# DATA LINES
******************************

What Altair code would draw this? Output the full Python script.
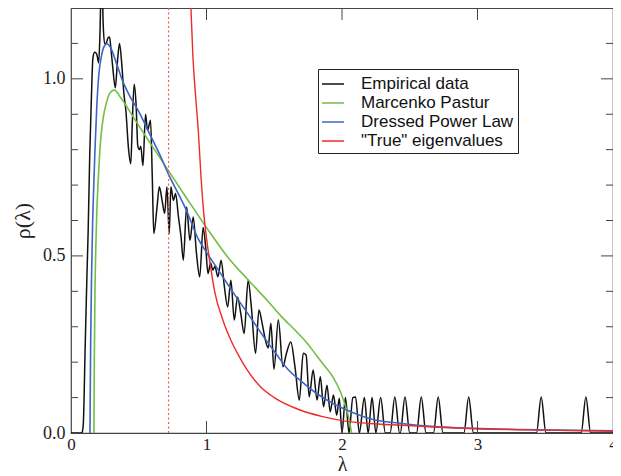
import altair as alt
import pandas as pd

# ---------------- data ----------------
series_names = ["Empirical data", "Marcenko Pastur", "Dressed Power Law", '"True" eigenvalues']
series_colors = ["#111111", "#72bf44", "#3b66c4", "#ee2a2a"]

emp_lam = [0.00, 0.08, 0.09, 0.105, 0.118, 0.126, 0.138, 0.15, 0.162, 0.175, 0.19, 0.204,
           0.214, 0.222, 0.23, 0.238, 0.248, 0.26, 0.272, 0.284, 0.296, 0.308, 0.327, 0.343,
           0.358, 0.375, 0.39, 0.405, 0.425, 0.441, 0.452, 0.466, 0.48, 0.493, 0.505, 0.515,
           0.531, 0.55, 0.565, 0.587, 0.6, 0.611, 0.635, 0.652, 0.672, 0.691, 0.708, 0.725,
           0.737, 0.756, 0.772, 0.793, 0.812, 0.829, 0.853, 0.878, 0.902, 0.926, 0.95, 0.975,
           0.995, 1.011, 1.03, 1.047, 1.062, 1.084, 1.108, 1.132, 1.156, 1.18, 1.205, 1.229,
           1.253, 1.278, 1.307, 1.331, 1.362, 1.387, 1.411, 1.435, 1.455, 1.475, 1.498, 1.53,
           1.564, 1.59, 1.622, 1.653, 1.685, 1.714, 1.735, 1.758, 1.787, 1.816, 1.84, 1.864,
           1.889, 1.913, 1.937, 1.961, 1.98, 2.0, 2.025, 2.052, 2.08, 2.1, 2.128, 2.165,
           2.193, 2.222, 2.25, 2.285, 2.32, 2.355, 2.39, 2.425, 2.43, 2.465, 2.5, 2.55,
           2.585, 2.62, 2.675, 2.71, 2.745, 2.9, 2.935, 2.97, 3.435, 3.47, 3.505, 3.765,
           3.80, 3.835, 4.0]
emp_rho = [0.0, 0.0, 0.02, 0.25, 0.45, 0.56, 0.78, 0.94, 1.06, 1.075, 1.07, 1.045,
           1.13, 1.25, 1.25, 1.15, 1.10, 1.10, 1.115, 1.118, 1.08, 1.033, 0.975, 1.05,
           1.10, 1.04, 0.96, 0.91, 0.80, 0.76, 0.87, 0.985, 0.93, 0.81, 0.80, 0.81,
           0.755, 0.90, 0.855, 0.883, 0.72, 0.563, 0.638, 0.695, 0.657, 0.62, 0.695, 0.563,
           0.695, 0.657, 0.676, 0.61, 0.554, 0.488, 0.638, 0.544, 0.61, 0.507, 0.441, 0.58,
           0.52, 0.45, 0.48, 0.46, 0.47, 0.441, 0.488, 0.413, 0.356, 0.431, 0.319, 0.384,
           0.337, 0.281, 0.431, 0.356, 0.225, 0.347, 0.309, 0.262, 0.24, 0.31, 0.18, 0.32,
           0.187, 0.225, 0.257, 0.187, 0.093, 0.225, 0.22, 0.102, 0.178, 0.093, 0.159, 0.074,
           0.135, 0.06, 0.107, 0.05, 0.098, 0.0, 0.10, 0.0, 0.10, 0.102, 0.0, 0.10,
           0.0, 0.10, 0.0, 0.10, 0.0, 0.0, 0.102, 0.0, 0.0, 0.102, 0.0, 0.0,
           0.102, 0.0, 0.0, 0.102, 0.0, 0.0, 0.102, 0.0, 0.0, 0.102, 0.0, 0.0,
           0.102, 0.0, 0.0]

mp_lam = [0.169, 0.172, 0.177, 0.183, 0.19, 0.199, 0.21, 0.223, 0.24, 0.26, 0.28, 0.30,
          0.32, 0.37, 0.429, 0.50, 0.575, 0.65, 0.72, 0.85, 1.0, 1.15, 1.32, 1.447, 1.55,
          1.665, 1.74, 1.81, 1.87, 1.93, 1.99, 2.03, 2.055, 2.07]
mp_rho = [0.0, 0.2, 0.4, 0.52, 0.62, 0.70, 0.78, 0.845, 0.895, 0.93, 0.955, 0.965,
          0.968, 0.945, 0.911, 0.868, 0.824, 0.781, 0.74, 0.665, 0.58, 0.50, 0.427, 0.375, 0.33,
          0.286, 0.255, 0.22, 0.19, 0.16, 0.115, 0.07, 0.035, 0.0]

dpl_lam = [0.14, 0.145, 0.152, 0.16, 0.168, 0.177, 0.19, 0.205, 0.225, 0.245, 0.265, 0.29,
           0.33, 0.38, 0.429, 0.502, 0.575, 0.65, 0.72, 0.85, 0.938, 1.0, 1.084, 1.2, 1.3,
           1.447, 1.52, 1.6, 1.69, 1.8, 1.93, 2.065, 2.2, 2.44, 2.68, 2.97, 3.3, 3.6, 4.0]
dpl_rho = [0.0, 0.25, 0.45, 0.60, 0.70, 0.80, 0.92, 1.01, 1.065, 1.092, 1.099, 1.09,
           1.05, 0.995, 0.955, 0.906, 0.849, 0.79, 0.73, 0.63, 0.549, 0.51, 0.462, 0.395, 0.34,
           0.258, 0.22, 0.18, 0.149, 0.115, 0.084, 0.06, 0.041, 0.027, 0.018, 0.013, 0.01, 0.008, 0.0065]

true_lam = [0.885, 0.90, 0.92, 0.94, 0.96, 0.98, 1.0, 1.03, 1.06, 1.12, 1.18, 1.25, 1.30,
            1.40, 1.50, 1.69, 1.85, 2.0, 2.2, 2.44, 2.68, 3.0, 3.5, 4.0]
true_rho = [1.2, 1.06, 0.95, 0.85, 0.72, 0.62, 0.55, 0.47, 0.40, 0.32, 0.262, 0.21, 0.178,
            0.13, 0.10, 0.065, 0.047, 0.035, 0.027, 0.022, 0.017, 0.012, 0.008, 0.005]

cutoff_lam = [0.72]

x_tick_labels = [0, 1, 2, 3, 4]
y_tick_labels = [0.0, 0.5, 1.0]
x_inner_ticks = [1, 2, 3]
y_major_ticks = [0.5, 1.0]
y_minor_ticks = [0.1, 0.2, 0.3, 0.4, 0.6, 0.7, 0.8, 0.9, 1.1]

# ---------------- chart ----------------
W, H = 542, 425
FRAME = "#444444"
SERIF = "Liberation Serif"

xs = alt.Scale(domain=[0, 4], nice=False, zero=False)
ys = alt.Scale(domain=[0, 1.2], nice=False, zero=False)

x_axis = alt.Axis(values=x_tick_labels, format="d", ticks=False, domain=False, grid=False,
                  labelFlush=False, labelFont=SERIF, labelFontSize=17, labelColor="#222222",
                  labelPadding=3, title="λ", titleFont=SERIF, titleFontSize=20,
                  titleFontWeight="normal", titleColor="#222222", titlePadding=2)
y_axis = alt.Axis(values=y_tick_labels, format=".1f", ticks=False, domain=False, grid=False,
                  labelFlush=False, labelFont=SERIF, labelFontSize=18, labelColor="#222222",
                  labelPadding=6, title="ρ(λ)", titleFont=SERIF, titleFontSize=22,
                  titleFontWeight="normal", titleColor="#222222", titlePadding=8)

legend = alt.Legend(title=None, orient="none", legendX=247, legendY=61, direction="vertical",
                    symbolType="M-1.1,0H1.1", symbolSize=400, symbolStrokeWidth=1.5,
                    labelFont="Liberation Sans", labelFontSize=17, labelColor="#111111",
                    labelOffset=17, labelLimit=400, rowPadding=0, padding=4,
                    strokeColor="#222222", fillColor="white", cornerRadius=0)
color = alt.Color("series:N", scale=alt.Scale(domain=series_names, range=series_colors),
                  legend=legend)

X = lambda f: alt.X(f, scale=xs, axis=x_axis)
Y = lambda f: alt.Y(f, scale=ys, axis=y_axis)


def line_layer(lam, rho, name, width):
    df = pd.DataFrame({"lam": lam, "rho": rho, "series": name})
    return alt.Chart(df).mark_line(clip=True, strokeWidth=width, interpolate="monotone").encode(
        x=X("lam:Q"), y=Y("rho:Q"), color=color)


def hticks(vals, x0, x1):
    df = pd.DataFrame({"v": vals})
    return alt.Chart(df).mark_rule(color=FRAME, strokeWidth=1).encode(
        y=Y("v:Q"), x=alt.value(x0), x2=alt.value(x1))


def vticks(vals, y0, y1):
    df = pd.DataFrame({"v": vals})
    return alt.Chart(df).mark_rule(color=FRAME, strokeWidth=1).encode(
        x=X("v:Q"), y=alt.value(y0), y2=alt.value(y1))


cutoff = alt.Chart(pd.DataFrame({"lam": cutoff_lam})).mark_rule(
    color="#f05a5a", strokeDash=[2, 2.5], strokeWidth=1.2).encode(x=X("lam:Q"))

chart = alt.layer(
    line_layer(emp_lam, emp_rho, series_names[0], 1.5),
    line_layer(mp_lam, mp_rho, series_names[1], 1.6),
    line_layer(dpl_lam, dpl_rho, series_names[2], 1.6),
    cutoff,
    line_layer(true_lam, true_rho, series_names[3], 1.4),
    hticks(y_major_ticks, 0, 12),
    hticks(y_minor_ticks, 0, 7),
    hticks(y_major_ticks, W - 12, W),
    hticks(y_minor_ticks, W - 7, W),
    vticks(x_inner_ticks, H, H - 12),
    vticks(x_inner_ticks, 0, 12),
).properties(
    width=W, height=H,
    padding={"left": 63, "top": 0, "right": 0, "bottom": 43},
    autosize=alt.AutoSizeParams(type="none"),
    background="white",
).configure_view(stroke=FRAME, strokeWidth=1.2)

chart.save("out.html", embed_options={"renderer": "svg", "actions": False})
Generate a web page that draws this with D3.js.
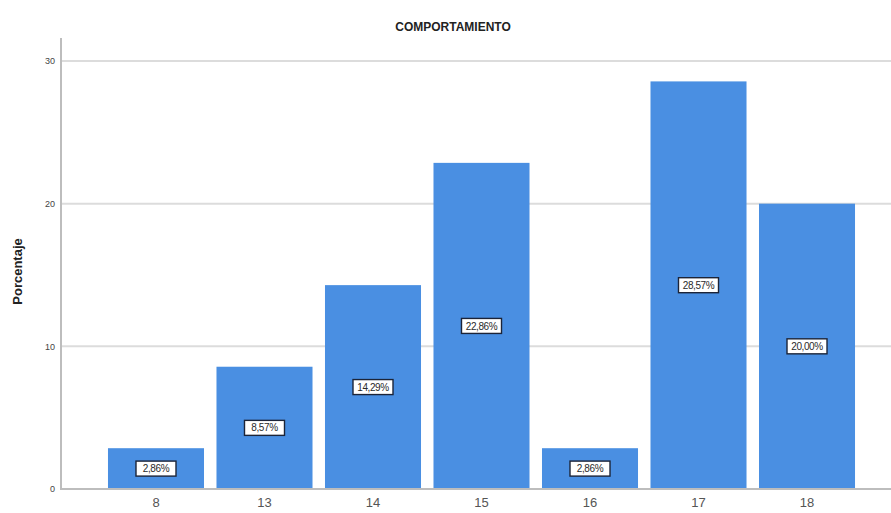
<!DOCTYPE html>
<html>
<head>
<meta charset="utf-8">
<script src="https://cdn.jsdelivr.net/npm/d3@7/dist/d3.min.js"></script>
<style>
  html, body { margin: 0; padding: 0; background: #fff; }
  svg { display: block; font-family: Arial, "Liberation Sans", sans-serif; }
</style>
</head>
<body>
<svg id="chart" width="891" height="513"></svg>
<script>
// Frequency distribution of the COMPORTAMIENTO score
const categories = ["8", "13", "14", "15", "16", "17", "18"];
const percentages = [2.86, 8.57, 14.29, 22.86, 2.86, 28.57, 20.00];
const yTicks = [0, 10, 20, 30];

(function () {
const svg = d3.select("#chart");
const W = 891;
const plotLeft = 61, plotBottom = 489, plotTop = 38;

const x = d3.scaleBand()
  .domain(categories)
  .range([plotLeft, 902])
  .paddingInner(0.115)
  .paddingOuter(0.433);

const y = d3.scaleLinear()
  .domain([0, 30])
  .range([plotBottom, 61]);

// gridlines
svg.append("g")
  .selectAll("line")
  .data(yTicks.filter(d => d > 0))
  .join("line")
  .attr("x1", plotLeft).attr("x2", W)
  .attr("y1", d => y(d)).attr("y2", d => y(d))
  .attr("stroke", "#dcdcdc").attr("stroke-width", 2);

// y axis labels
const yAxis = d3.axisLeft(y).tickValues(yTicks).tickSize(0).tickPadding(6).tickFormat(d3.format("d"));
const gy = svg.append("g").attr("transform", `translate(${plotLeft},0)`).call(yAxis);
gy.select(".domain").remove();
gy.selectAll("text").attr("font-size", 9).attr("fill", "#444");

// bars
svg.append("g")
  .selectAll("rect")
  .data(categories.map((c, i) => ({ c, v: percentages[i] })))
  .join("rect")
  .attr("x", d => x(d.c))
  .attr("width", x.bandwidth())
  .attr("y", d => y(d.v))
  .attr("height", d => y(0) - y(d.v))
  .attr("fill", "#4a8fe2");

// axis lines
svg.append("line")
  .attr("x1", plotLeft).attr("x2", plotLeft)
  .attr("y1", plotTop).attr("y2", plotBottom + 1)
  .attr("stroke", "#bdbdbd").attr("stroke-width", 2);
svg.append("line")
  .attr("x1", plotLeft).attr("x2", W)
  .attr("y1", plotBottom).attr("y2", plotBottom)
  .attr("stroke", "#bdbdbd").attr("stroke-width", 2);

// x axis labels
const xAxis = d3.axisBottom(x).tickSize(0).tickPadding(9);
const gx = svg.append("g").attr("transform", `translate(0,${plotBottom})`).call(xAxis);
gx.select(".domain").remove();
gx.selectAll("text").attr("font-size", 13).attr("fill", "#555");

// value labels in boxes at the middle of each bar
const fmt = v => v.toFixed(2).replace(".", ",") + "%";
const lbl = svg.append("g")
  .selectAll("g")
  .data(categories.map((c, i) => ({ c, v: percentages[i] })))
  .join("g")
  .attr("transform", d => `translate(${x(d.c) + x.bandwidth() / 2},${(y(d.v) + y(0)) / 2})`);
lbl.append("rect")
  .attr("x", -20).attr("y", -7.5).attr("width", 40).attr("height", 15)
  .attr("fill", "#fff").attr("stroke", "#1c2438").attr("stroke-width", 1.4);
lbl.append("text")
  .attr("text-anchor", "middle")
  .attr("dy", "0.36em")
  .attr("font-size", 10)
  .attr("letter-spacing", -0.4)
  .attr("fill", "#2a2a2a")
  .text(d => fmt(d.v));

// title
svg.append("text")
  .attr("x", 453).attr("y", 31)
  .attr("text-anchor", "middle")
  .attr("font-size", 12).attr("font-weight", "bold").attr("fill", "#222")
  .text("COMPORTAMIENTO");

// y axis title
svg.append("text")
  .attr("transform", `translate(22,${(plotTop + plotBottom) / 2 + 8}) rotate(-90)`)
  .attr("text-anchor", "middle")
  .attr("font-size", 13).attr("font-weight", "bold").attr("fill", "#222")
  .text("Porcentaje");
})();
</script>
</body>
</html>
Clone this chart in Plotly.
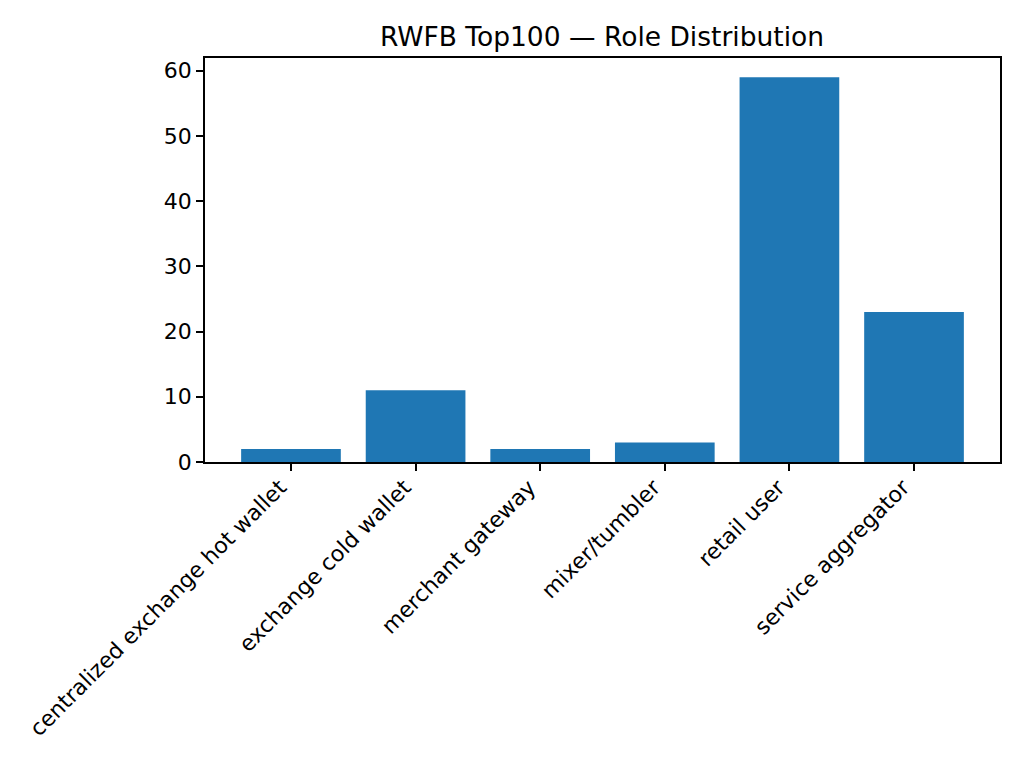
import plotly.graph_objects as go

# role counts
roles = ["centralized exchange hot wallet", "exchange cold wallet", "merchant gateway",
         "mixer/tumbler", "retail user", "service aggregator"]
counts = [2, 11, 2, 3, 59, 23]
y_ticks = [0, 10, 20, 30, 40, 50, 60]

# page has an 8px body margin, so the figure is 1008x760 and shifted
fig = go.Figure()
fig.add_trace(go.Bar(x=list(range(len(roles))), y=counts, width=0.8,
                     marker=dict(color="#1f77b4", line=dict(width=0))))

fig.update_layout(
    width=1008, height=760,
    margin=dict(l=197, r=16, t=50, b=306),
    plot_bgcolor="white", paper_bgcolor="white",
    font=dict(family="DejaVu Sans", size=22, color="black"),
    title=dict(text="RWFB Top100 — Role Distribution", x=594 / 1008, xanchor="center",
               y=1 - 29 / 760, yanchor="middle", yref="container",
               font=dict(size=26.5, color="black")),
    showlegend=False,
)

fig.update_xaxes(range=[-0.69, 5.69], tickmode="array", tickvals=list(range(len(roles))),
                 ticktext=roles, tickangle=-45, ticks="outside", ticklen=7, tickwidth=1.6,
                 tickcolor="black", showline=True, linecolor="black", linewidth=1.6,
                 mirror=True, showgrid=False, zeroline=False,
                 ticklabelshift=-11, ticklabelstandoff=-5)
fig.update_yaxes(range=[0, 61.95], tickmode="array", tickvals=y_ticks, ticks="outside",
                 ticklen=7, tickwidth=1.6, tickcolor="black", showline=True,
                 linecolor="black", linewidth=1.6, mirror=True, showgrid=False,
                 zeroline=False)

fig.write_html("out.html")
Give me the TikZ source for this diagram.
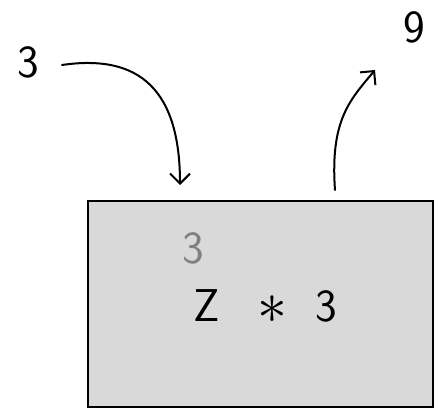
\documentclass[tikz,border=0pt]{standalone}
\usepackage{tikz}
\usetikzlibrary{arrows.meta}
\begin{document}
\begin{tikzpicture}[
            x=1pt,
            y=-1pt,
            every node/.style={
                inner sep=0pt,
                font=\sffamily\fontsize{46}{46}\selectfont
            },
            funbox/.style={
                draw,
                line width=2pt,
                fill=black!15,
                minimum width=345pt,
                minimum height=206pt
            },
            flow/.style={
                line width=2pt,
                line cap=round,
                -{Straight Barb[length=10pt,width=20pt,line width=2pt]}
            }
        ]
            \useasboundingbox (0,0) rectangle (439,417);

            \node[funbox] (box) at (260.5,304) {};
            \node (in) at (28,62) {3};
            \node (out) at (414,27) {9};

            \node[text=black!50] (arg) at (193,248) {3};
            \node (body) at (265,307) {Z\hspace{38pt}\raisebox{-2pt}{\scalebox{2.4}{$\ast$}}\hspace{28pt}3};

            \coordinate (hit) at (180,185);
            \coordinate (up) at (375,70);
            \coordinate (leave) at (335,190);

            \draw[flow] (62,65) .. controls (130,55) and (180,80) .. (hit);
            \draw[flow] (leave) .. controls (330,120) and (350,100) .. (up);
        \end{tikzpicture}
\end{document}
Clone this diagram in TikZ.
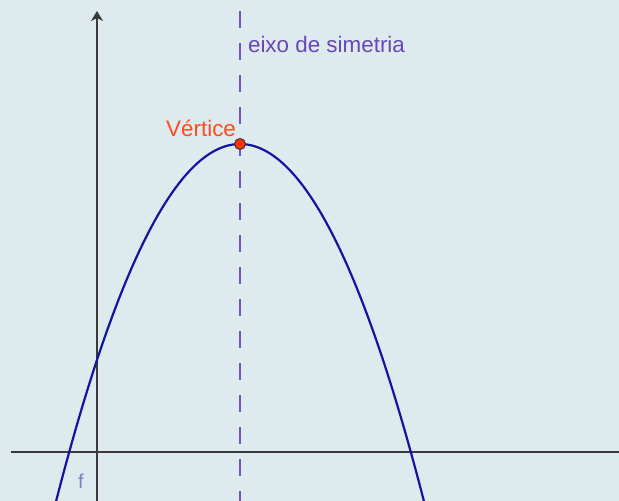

******************************

# TASK STATEMENT
Show every line of the records above that contains the word "this".

# EXERCISE RESPONSE
What Altair code would draw this? Output the full Python script.
Generate a web page that draws this with D3.js.
Clone this chart in Plotly.
Give me the TikZ source for this diagram.
Clone this diagram in TikZ.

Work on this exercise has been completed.